Update 1/19/19: My memoir, Angels in the OR: What Dying Taught Me About Healing, Survival, and Transformation, can be pre-ordered now. It is a #1 new release in several categories. I would love it if you helped me make near-death experiences more mainstream.
I’ve written about harassment, stalking, and rape before, but with everything in the news from the recent Time article about silence breakers, I wanted to address these topics again, and ultimately from the perspective of healing, both personally and socially.
I had a slightly different experience from some older near-death experiencers because I returned to the body of a woman in her early twenties. Navigating this culture and another culture in South Korea proved challenging.
However, in the end, we are not defined by what we experience but by how we overcome these moments, how dedicated we are to focusing on creating a brighter future for ourselves despite the harrowing aftereffects, and how we are able to help other heal. I also believe we all–male and female—have a responsibility to create safer power structures.

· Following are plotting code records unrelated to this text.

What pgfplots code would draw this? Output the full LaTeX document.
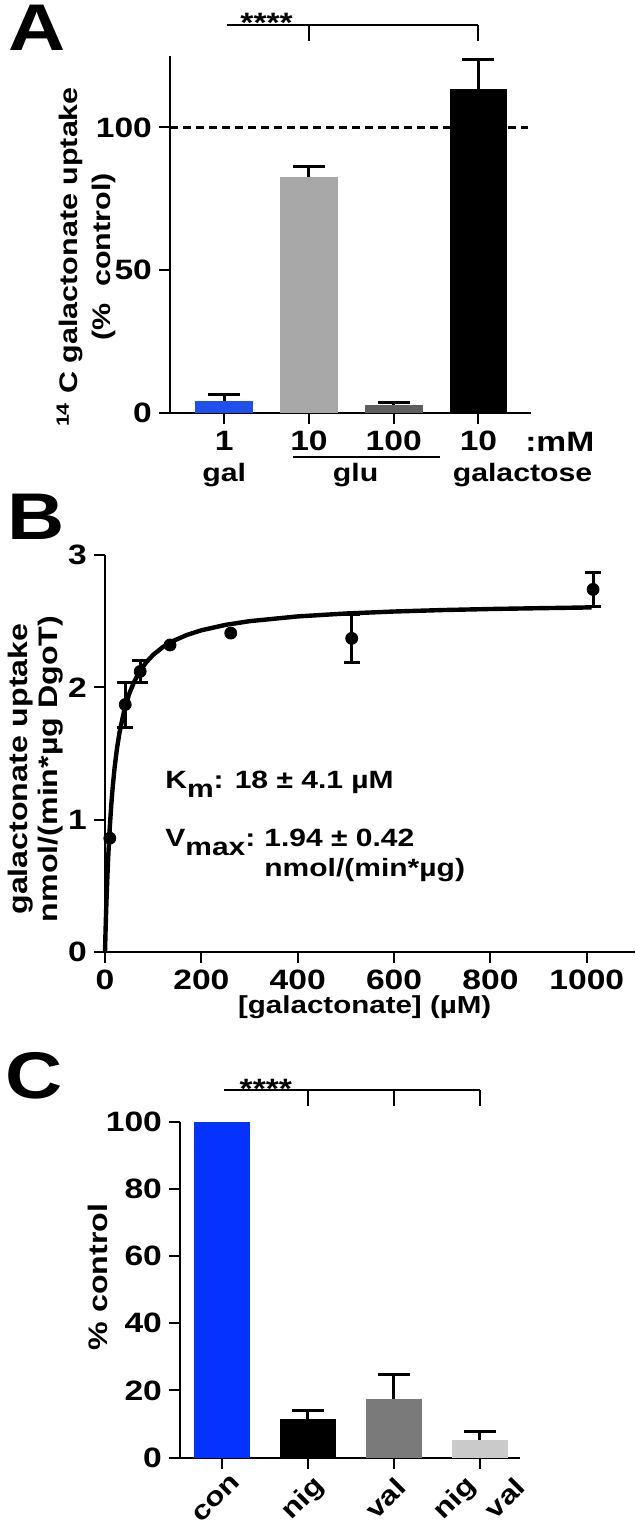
\documentclass[border=0pt]{standalone}
\usepackage{fontspec}
\setmainfont{Liberation Sans}[FakeStretch=1.2]
\usepackage{pgfplots}
\pgfplotsset{compat=1.18}

\definecolor{blueA}{RGB}{30,80,240}
\definecolor{blueC}{RGB}{5,50,255}
\definecolor{lgrayA}{RGB}{168,168,168}
\definecolor{dgrayA}{RGB}{95,95,95}
\definecolor{grayC}{RGB}{122,122,122}
\definecolor{lgrayC}{RGB}{202,202,202}

% GraphPad-like look: left/bottom axes, outside ticks, bold sans text
\pgfplotsset{
  gp/.style={
    scale only axis, axis lines=left, axis line style={-, line width=1pt},
    tick style={line width=1pt, black}, tick align=outside, major tick length=5.5pt,
    /pgf/number format/assume math mode=true,
    /pgf/number format/1000 sep={},
    tick label style={font=\bfseries\fontsize{14}{15}\selectfont},
    label style={font=\bfseries\fontsize{12.7}{15}\selectfont},
    clip=false,
  },
  bar/.style={ybar, bar width=#1, bar shift=0pt, draw=none},
  % upper error bar with cap; keep last in the option list
  eb/.style={error bars/.cd, y dir=plus, y explicit,
    error bar style={line width=1.5pt, black},
    error mark options={rotate=90, line width=1.5pt, black, mark size=8pt}},
}

\begin{document}
\begin{tikzpicture}
\useasboundingbox (0,0) rectangle (318pt,-762pt);

\node[font=\bfseries\fontsize{33}{33}\selectfont, inner sep=0] at (18.5pt,-14pt) {A};
\node[font=\bfseries\fontsize{33}{33}\selectfont, inner sep=0] at (18pt,-258.5pt) {B};
\node[font=\bfseries\fontsize{33}{33}\selectfont, inner sep=0] at (17pt,-538pt) {C};

% ---------- A ----------
\begin{axis}[gp, at={(85pt,-206.5pt)}, anchor=south west,
    width=180.5pt, height=178.5pt,
    xmin=-0.64, xmax=3.62, ymin=0, ymax=125,
    ytick={0,50,100}, xtick={0,1,2,3}, xticklabels={1,10,100,10},
    ylabel={\textsuperscript{14} C galactonate uptake\\(\%\ \ control)},
    ylabel style={at={(axis description cs:-0.232,0.437)}, anchor=center,
      align=center, font=\bfseries\fontsize{12.7}{16.5}\selectfont}]
\addplot[bar=0.68, fill=blueA, eb] coordinates {(0,4.3) +- (0,2.3)};
\addplot[bar=0.68, fill=lgrayA, eb] coordinates {(1,82.6) +- (0,3.8)};
\addplot[bar=0.68, fill=dgrayA, eb] coordinates {(2,2.8) +- (0,0.8)};
\addplot[bar=0.68, fill=black, eb] coordinates {(3,113.6) +- (0,10.1)};
\addplot[black, line width=1.5pt, dash pattern=on 4pt off 2.5pt] coordinates {(-0.64,100) (3.58,100)};
\draw[line width=1pt] (axis cs:0.03,135.7) -- (axis cs:3,135.7)
  (axis cs:1,135.7) -- (axis cs:1,130.4) (axis cs:3,135.7) -- (axis cs:3,130.4);
\node[anchor=base, font=\bfseries\fontsize{14}{14}\selectfont] at (axis cs:0.5,133.2) {****};
\node[anchor=base, font=\bfseries\fontsize{14}{15}\selectfont] at (axis cs:3.96,-13.6) {:mM};
\draw[line width=1.2pt] (axis cs:0.81,-15.4) -- (axis cs:2.55,-15.4);
\node[anchor=base, font=\bfseries\fontsize{12.6}{15}\selectfont] at (axis cs:0,-24.1) {gal};
\node[anchor=base, font=\bfseries\fontsize{12.6}{15}\selectfont] at (axis cs:1.55,-24.1) {glu};
\node[anchor=base, font=\bfseries\fontsize{12.6}{15}\selectfont] at (axis cs:3.52,-24.1) {galactose};
\end{axis}

% ---------- B ----------
\begin{axis}[gp, at={(52.5pt,-476pt)}, anchor=south west,
    width=265pt, height=198.5pt,
    xmin=0, xmax=1100, ymin=0, ymax=3,
    xtick={0,200,400,600,800,1000}, ytick={0,1,2,3},
    xlabel={[galactonate] (µM)},
    ylabel={galactonate uptake\\nmol/(min*µg DgoT)},
    ylabel style={at={(axis description cs:-0.131,0.461)}, anchor=center,
      align=center, font=\bfseries\fontsize{13.4}{15}\selectfont},
    xlabel style={at={(axis description cs:0.49,-0.138)}, anchor=center,
      font=\bfseries\fontsize{12.3}{15}\selectfont}]
\addplot[black, line width=2.2pt] coordinates {
  (0,0) (1,0.139) (2,0.265) (3,0.379) (5,0.576) (7,0.742) (10,0.946) (13,1.111)
  (16,1.247) (20,1.395) (25,1.541) (30,1.656) (40,1.828) (50,1.949) (60,2.038)
  (70,2.108) (85,2.187) (100,2.246) (120,2.304) (140,2.348) (170,2.396) (200,2.431)
  (250,2.472) (300,2.500) (400,2.536) (500,2.558) (600,2.573) (700,2.584)
  (800,2.592) (900,2.598) (1010,2.604)};
\addplot[only marks, mark=*, mark size=3pt, black] coordinates {
  (10,0.86) (135,2.32) (261,2.41)};
\addplot[only marks, mark=*, mark size=3pt, black,
    error bars/.cd, y dir=both, y explicit,
    error bar style={line width=1.5pt, black},
    error mark options={rotate=90, line width=1.5pt, black, mark size=4pt}] coordinates {
  (42,1.87) +- (0,0.17) (73,2.12) +- (0,0.085) (512,2.37) +- (0,0.18) (1013,2.74) +- (0,0.13)};
\node[anchor=base west, inner sep=0, font=\bfseries\fontsize{12.5}{15}\selectfont]
  at (axis cs:124.5,1.232) {K\raisebox{-0.33em}{m}: 18 ± 4.1 µM};
\node[anchor=base west, inner sep=0, font=\bfseries\fontsize{12.5}{15}\selectfont]
  at (axis cs:124.5,0.794) {V\raisebox{-0.33em}{max}:};
\node[anchor=base west, inner sep=0, font=\bfseries\fontsize{12.5}{15}\selectfont]
  at (axis cs:330,0.794) {1.94 ± 0.42};
\node[anchor=base west, inner sep=0, font=\bfseries\fontsize{12.5}{15}\selectfont]
  at (axis cs:330,0.574) {nmol/(min*µg)};
\end{axis}

% ---------- C ----------
\begin{axis}[gp, at={(90pt,-728.75pt)}, anchor=south west,
    width=170pt, height=167.75pt,
    xmin=-0.49, xmax=3.47, ymin=0, ymax=100,
    ytick={0,20,40,60,80,100}, xtick={0,1,2,3}, xticklabels={,,,},
    ylabel={\% control},
    ylabel style={at={(axis description cs:-0.241,0.538)}, anchor=center,
      font=\bfseries\fontsize{13.4}{15}\selectfont}]
\addplot[bar=0.65, fill=blueC] coordinates {(0,100)};
\addplot[bar=0.65, fill=black, eb] coordinates {(1,11.6) +- (0,2.4)};
\addplot[bar=0.65, fill=grayC, eb] coordinates {(2,17.5) +- (0,7.1)};
\addplot[bar=0.65, fill=lgrayC, eb] coordinates {(3,5.3) +- (0,2.5)};
\draw[line width=1pt] (axis cs:0.02,109.4) -- (axis cs:3,109.4)
  (axis cs:1,109.4) -- (axis cs:1,104.9) (axis cs:2,109.4) -- (axis cs:2,104.9)
  (axis cs:3,109.4) -- (axis cs:3,104.9);
\node[anchor=base, font=\bfseries\fontsize{14}{14}\selectfont] at (axis cs:0.51,107) {****};
\node[rotate=45, font=\bfseries\fontsize{13.2}{15}\selectfont] at (axis cs:-0.07,-12.2) {con};
\node[rotate=45, font=\bfseries\fontsize{13.2}{15}\selectfont] at (axis cs:0.95,-12.4) {nig};
\node[rotate=45, font=\bfseries\fontsize{13.2}{15}\selectfont] at (axis cs:1.90,-12.2) {val};
\node[rotate=45, font=\bfseries\fontsize{13.2}{15}\selectfont] at (axis cs:2.72,-12.4) {nig};
\node[rotate=45, font=\bfseries\fontsize{13.2}{15}\selectfont] at (axis cs:3.29,-12.0) {val};
\end{axis}
\end{tikzpicture}
\end{document}
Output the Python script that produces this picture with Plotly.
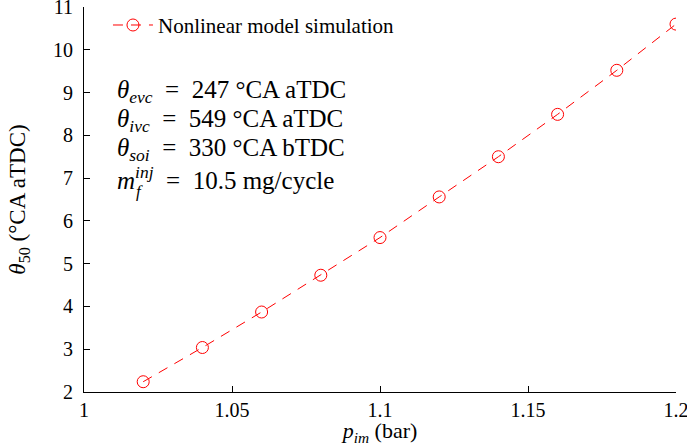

My healing came from group therapy, many types of therapies and healing modalities, many types of self-defense classes, community, helping others, energetic healing, meditation, yoga, writing, speaking about these topics, safe relationships, and time spent creating many beautiful, peaceful moments.
Ultimately, the near-death experience and the beauty of that event returned to me fully, but there were some dark years of living with some of the aftereffects of harassment, stalking and rape when I all I could do was survive.
I believe that love is a transformer of darkness in society. I found a way to love all the many students I met who suffered in ways similar to me or in much more horrifying ways. Supporting them in the ways I wanted to be supported made me feel as if I was working to create a better world. In the end, isn’t that what we are trying to do on a soul level–create greater connection, greater understanding, and greater healing for everyone?
I reiterate time and time again that no victim is ever required to formally forgive, engage with, or talk with anyone who has harmed them, but it is also important to let go and focus one’s energy and time on goals, dreams, and beauty in the world. Writing helps me let go of these moments even more.
It is no longer just my story. As I am connected to countless stories from my students and may have worked to eliminate some of their sorrow, or at least pointed them in the direction of a brighter future, anyone who reads my story also helps me let go even more. You lessen my burden. You help me carry it, and set me a little freer.
I know our spirits long to fly. Our spirits do not identify with this form–the PTSD or the pain. We are the love that we give.